Tips and Resources for Home Buyers

Buying a home and applying for a loan can be a complex and stressful process, but there are some tips and resources that can help you along the way, such as:

  • Save for a deposit: The more money you can save for a deposit, the less you will have to borrow, and the more likely you are to get a lower interest rate and avoid paying LMI. You should aim to save at least 20% of the property value, or more if you can. You can also use the First Home Super Saver Scheme, which allows you to save money for your first home inside your superannuation fund, and benefit from the lower tax rate and higher returns.
  • Check your credit score: Your credit score is a number that reflects your credit history and behavior and affects your ability to get a loan and the interest rate you will pay. You should check your credit score before you apply for a loan, and make sure it is accurate and up to date. You can get a free copy of your credit report once a year from one of the three national credit reporting agencies: Equifax, Experian, and Illion. You can also improve your credit score by paying your bills on time, reducing your debt, and avoiding multiple loan applications.
  • Use the First Homeowner Grant: The First Home Owner Grant (FHOG) is a government scheme that provides a one-off payment to eligible first home buyers, to help them with the cost of buying or building a new home. The amount and eligibility criteria of the FHOG vary depending on the state or territory where you buy your home, but generally, you need to be an Australian citizen or permanent resident, over 18 years old, buying or building your first home in Australia, and intending to live in the home as your principal place of residence. You can apply for the FHOG through your lender or directly with the relevant state or territory revenue office.
  • Use the First Home Loan Deposit Scheme: The First Home Loan Deposit Scheme (FHLDS) is a government initiative that allows eligible first home buyers to purchase a home with a deposit as low as 5%, without paying LMI. The government will guarantee up to 15% of the loan, and the lender will provide the remaining 80%. The FHLDS is limited to 10,000 places per financial year and has some income and property price thresholds that apply. You can apply for the FHLDS through one of the participating lenders, who will assess your eligibility and availability of places.
  • Use the Homebuilder Grant: The Homebuilder Grant is a temporary government program that provides a $25,000 grant to eligible owner-occupiers, who are building a new home or substantially renovating an existing home. The Homebuilder Grant is available until 31 March 2021, and has some income and property value caps that apply. You can apply for the Homebuilder Grant through the relevant state or territory revenue office, after you have signed a contract with a registered or licensed builder.

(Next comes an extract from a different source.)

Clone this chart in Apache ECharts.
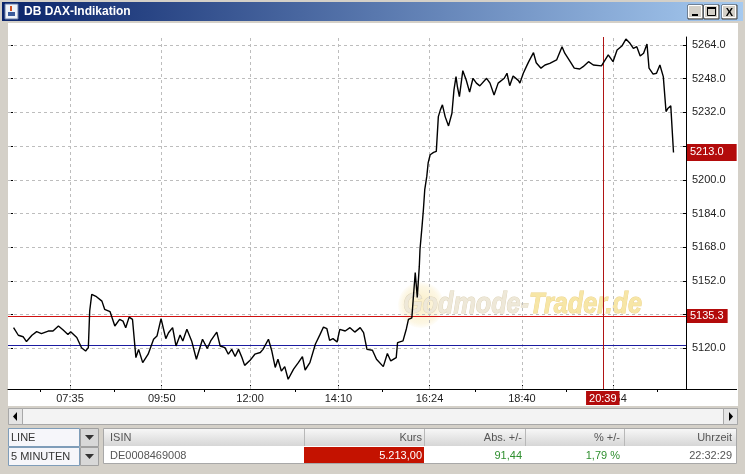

  • Seek professional advice: Buying a home and applying for a loan can be a complicated and overwhelming process, so it is advisable to seek professional advice from experts, such as mortgage brokers, solicitors, conveyancers, accountants, financial planners, and building inspectors. They can help you with finding and comparing loans, negotiating with lenders, preparing and reviewing contracts, arranging settlements, managing taxes, planning your finances, and inspecting the property. You should always check the qualifications, experience, and reputation of the professionals you hire, and understand the fees and services they provide.